Not to say it's going to be a large benefit, your eye can't possibly be tracking every single thing in the scene, however there is a huge difference between good enough and truly eye limiting.

Comment Re: No real explanation in the articles (Score 1) 75

I kept thinking of Wing Commander III for some reason.

True enough. Those are the contexts where you are used to seeing smooth motion on-screen. However, I can almost guarantee that if you saw the next dozen releases at high frame rate, you'd never want to go back.

As screens improve resolution (4k is approaching, but not at, eye-limiting for most people), colour, and frame rate (120Hz seems to be the point of diminishing returns) it's less like watching a picture book and more like looking through a window, or even a live scene. For most movies, the more you can give the feeling of "being there" with the action just in front of the audience, the better.

Comment Re: About time (Score 1) 192

I did as well, but I will say that seems part of the non-replaceable battery move has been to make them a little bigger. None of my last 3 phones were replaced due to battery life: Two failed due to the GPS becoming unusable (the Sony apparently due to a shitty driver after a major os update and the old Samsung most likely due to a weak internal antenna connection). The third mostly because I wanted a better camera.

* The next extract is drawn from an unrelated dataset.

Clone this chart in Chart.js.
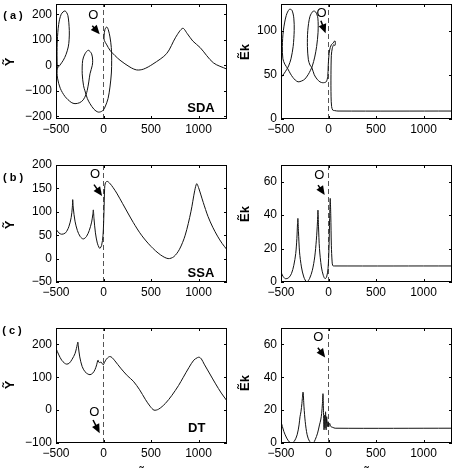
<!DOCTYPE html>
<html>
<head>
<meta charset="utf-8">
<script src="https://cdn.jsdelivr.net/npm/chart.js@4.4.1/dist/chart.umd.min.js"></script>
<style>
  html, body { margin: 0; padding: 0; background: #fff; }
  #wrap { position: relative; width: 455px; height: 468px; overflow: hidden; }
  canvas { position: absolute; left: 0; top: 0; }
</style>
</head>
<body>
<div id="wrap">
  <canvas id="aY" width="455" height="468"></canvas>
  <canvas id="aE" width="455" height="468"></canvas>
  <canvas id="bY" width="455" height="468"></canvas>
  <canvas id="bE" width="455" height="468"></canvas>
  <canvas id="cY" width="455" height="468"></canvas>
  <canvas id="cE" width="455" height="468"></canvas>
</div>
<script>
// tick labels
const xTicks = [-500, 0, 500, 1000];
const aYTicks = [-200, -100, 0, 100, 200];
const aETicks = [0, 50, 100];
const bYTicks = [-50, 0, 50, 100, 150, 200];
const bETicks = [0, 20, 40, 60];
const cYTicks = [-100, 0, 100, 200];
const cETicks = [0, 20, 40, 60];

// (a) SDA - Y vs X
const aYX = [-486,-489,-486,-472,-445,-405,-375,-360,-362,-371,-395,-423,-460,-486,-484,-455,-405,-340,-300,-250,-213,-185,-171,-155,-142,-118,-114,-125,-160,-195,-219,-224,-210,-195,-170,-142,-100,-55,-10,16,48,68,83,86,82,68,50,34,15,6,8,35,68,121,174,279,349,420,520,665,760,834,880,940,1016,1156,1300];
const aYY = [-13,40,98,160,200,213,195,137,100,72,42,20,0,-13,-50,-90,-122,-145,-150,-146,-135,-115,-98,-65,-33,0,20,45,59,45,20,-33,-80,-100,-130,-150,-172,-183,-178,-163,-130,-85,-30,20,70,111,140,150,140,115,98,80,59,38,20,-7,-18,-15,5,46,110,145,125,95,70,10,-15];
// (a) SDA - Ek vs X
const aEX = [-500,-470,-440,-420,-395,-372,-361,-365,-385,-412,-445,-475,-486,-480,-460,-430,-400,-375,-350,-320,-282,-250,-215,-190,-170,-145,-125,-110,-112,-135,-160,-195,-218,-222,-212,-195,-175,-150,-120,-90,-60,-25,-8,-3,3,12,30,51,62,70,72,66,55,40,30,26,27,33,45,65,100,1300];
const aEY = [47,51,56,60,68,82,100,114,123,124,117,100,82,68,62,57,51,47,44,42,43,45,50,55,60,70,82,98,114,121,122,116,100,82,67,61,58,50,45,42,41,42,48,60,70,78,84,86,88,88,85,83,84,80,72,50,25,14,10,9.5,9,9];

// (b) SSA
const bYX = [-500,-470,-440,-400,-365,-340,-328,-324,-318,-300,-275,-245,-213,-180,-150,-125,-112,-107,-100,-85,-65,-45,-37,-20,-5,5,12,20,40,70,100,139,200,314,400,500,600,680,740,800,860,920,960,981,1000,1050,1100,1150,1200,1250,1300];
const bYY = [63,55,52,55,68,88,110,126,108,80,60,47,42,47,60,78,95,104,85,55,33,23,22,28,50,100,150,162,165,160,152,140,118,77,50,26,8,0,4,20,50,100,145,160,152,120,90,67,48,32,19];
const bEX = [-500,-480,-455,-420,-390,-365,-345,-333,-326,-322,-316,-305,-285,-260,-229,-200,-170,-145,-128,-116,-111,-105,-95,-75,-55,-37,-20,-5,5,12,18,24,30,38,45,60,1300];
const bEY = [6,3.5,2,2.5,5,10,17,26,35,38,30,18,9,3,0,2,7,15,25,36,43,33,20,9,4,2,3,8,20,38,50,40,22,12,9.8,9.6,9.6];

// (c) DT
const cYX = [-500,-470,-440,-410,-387,-360,-330,-300,-285,-276,-270,-264,-250,-225,-195,-165,-142,-115,-90,-72,-62,-57,-50,-40,-25,-10,-2,10,30,55,70,90,120,180,250,314,380,440,490,532,580,650,720,790,840,900,950,990,1008,1030,1060,1120,1180,1240,1300];
const cYY = [188,168,152,143,140,143,155,172,188,200,207,192,162,133,117,110,108,112,123,138,150,152,146,145,146,140,138,145,155,162,163,160,150,128,105,88,62,33,12,0,3,20,45,75,100,130,152,160,161,156,140,110,80,52,28];
const cEX = [-500,-470,-440,-410,-387,-360,-330,-310,-300,-290,-280,-268,-258,-245,-225,-200,-175,-160,-140,-115,-95,-82,-72,-64,-58,-53,-47,-42,-37,-31,-25,-19,-12,-5,3,12,25,45,70,1300];
const cEY = [13,7,3,0.5,0,1,5,11,16,19,24,31,22,13,5,1,0,0,2,6,11,14,18,24,30,20,8,17,9,19,8,16,10,13,10,12,10,9.5,9,9];

const FONT = "'Liberation Sans', Arial, Helvetica, sans-serif";
const fmt = v => (v < 0 ? '\u2212' + Math.abs(v) : String(v));

// frame, inward ticks, labels and the "O" arrow (MATLAB look)
const decor = {
  id: 'decor',
  afterDraw(chart, args, o) {
    const { ctx, chartArea: a, scales: { x, y } } = chart;
    ctx.save();
    ctx.strokeStyle = '#000';
    ctx.lineWidth = 1;
    ctx.strokeRect(a.left + 0.5, a.top + 0.5, a.right - a.left - 1, a.bottom - a.top - 1);
    ctx.beginPath();
    x.ticks.forEach(t => {
      const p = Math.round(x.getPixelForValue(t.value)) + 0.5;
      ctx.moveTo(p, a.top); ctx.lineTo(p, a.top + 3);
      ctx.moveTo(p, a.bottom); ctx.lineTo(p, a.bottom - 3);
    });
    y.ticks.forEach(t => {
      const p = Math.round(y.getPixelForValue(t.value)) + 0.5;
      ctx.moveTo(a.left, p); ctx.lineTo(a.left + 3, p);
      ctx.moveTo(a.right, p); ctx.lineTo(a.right - 3, p);
    });
    ctx.stroke();

    ctx.fillStyle = '#000';
    ctx.textAlign = 'center';
    ctx.textBaseline = 'middle';

    // O marker + arrow
    const ox = x.getPixelForValue(o.o[0]), oy = y.getPixelForValue(o.o[1]);
    ctx.font = '13px ' + FONT;
    ctx.fillText('O', ox, oy);
    const x1 = x.getPixelForValue(o.arrow[0]), y1 = y.getPixelForValue(o.arrow[1]);
    const x2 = x.getPixelForValue(o.arrow[2]), y2 = y.getPixelForValue(o.arrow[3]);
    const ang = Math.atan2(y2 - y1, x2 - x1);
    const c = Math.cos(ang), s = Math.sin(ang);
    ctx.lineWidth = 1.5;
    ctx.beginPath();
    ctx.moveTo(x1, y1);
    ctx.lineTo(x2 - 5 * c, y2 - 5 * s);
    ctx.stroke();
    ctx.beginPath();
    ctx.moveTo(x2, y2);
    ctx.lineTo(x2 - 9 * c + 4 * s, y2 - 9 * s - 4 * c);
    ctx.lineTo(x2 - 9 * c - 4 * s, y2 - 9 * s + 4 * c);
    ctx.closePath();
    ctx.fill();

    if (o.tag) {
      ctx.font = 'bold 13px ' + FONT;
      ctx.fillText(o.tag[0], x.getPixelForValue(o.tag[1]), y.getPixelForValue(o.tag[2]));
    }
    if (o.panel) {
      ctx.font = 'bold 11px ' + FONT;
      ctx.fillText(o.panel[0], o.panel[1], o.panel[2]);
    }
    // y title
    ctx.font = 'bold 13px ' + FONT;
    ctx.save();
    ctx.translate(o.yTitle[1], o.yTitle[2]);
    ctx.rotate(-Math.PI / 2);
    ctx.fillText(o.yTitle[0], 0, 0);
    ctx.restore();
    // x title (only the top peeks into the picture)
    if (o.xTitle) {
      ctx.textBaseline = 'alphabetic';
      ctx.fillText(o.xTitle, (a.left + a.right) / 2, 478);
    }
    ctx.restore();
  }
};

function build(id, xs, ys, yMin, yMax, yTicks, box, deco) {
  const [l, t, r, b] = box;
  const curve = xs.map((v, i) => ({ x: v, y: ys[i] }));
  return new Chart(document.getElementById(id), {
    type: 'scatter',
    data: {
      datasets: [
        { data: curve, showLine: true, borderColor: '#111', borderWidth: 1, pointRadius: 0, tension: 0.3 },
        { data: [{ x: 0, y: yMin }, { x: 0, y: yMax }], showLine: true, borderColor: '#555', borderWidth: 1, borderDash: [5, 3], pointRadius: 0 }
      ]
    },
    options: {
      responsive: false,
      devicePixelRatio: 1,
      animation: false,
      events: [],
      layout: { padding: { left: l - 40, top: t, right: 455 - r, bottom: 468 - b - 20 } },
      plugins: { legend: { display: false }, tooltip: { enabled: false }, decor: deco },
      scales: {
        x: {
          type: 'linear', min: -500, max: 1300,
          afterBuildTicks: s => { s.ticks = xTicks.map(v => ({ value: v })); },
          afterFit: s => { s.height = 20; s.paddingLeft = 0; s.paddingRight = 0; },
          grid: { display: false, drawTicks: false },
          border: { display: false },
          ticks: { font: { family: FONT, size: 12 }, color: '#000', padding: 3, maxRotation: 0, autoSkip: false, callback: v => fmt(v) }
        },
        y: {
          type: 'linear', min: yMin, max: yMax,
          afterBuildTicks: s => { s.ticks = yTicks.map(v => ({ value: v })); },
          afterFit: s => { s.width = 40; s.paddingTop = 0; s.paddingBottom = 0; },
          grid: { display: false, drawTicks: false },
          border: { display: false },
          ticks: { font: { family: FONT, size: 12 }, color: '#000', padding: 4, autoSkip: false, callback: v => fmt(v) }
        }
      }
    },
    plugins: [decor]
  });
}

build('aY', aYX, aYY, -210, 240, aYTicks, [56, 4, 227, 119], {
  o: [-107, 196], arrow: [-118, 155, -40, 122], tag: ['SDA', 1026, -167],
  panel: ['( a )', 13, 16], yTitle: ['\u1EF8', 10, 62]
});
build('aE', aEX, aEY, 0, 130, aETicks, [281, 4, 452, 119], {
  o: [-72, 119], arrow: [-80, 111, -30, 97], yTitle: ['\u1EBCk', 245, 52]
});
build('bY', bYX, bYY, -50, 200, bYTicks, [56, 165, 227, 282], {
  o: [-89, 179], arrow: [-100, 158, -15, 134], tag: ['SSA', 1026, -31],
  panel: ['( b )', 13, 178], yTitle: ['\u1EF8', 10, 225]
});
build('bE', bEX, bEY, 0, 70, bETicks, [281, 165, 452, 282], {
  o: [-97, 64], arrow: [-110, 58, -40, 52], yTitle: ['\u1EBCk', 245, 214]
});
build('cY', cYX, cYY, -100, 250, cYTicks, [56, 328, 227, 443], {
  o: [-97, -7], arrow: [-110, -30, -40, -70], tag: ['DT', 981, -57],
  panel: ['( c )', 12, 331], yTitle: ['\u1EF8', 10, 385], xTitle: 'X\u0303'
});
build('cE', cEX, cEY, 0, 70, cETicks, [281, 328, 452, 443], {
  o: [-107, 64], arrow: [-112, 58, -35, 52], yTitle: ['\u1EBCk', 245, 383], xTitle: 'X\u0303'
});
</script>
</body>
</html>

Comment Re: Why only in Japan? Also, my opinions on film. (Score 1) 75

24 to 48hz is generally not a software upgrade. Perhaps on a few models with software locks. Cinema projectors are very cost sensitive. In general if the hardware can handle 48hz and you sold 24, you could have used cheaper hardware. The expensive part isn't the part that is like a tv. Look into the data rates that feed a high end DLP chip, it's astonishing.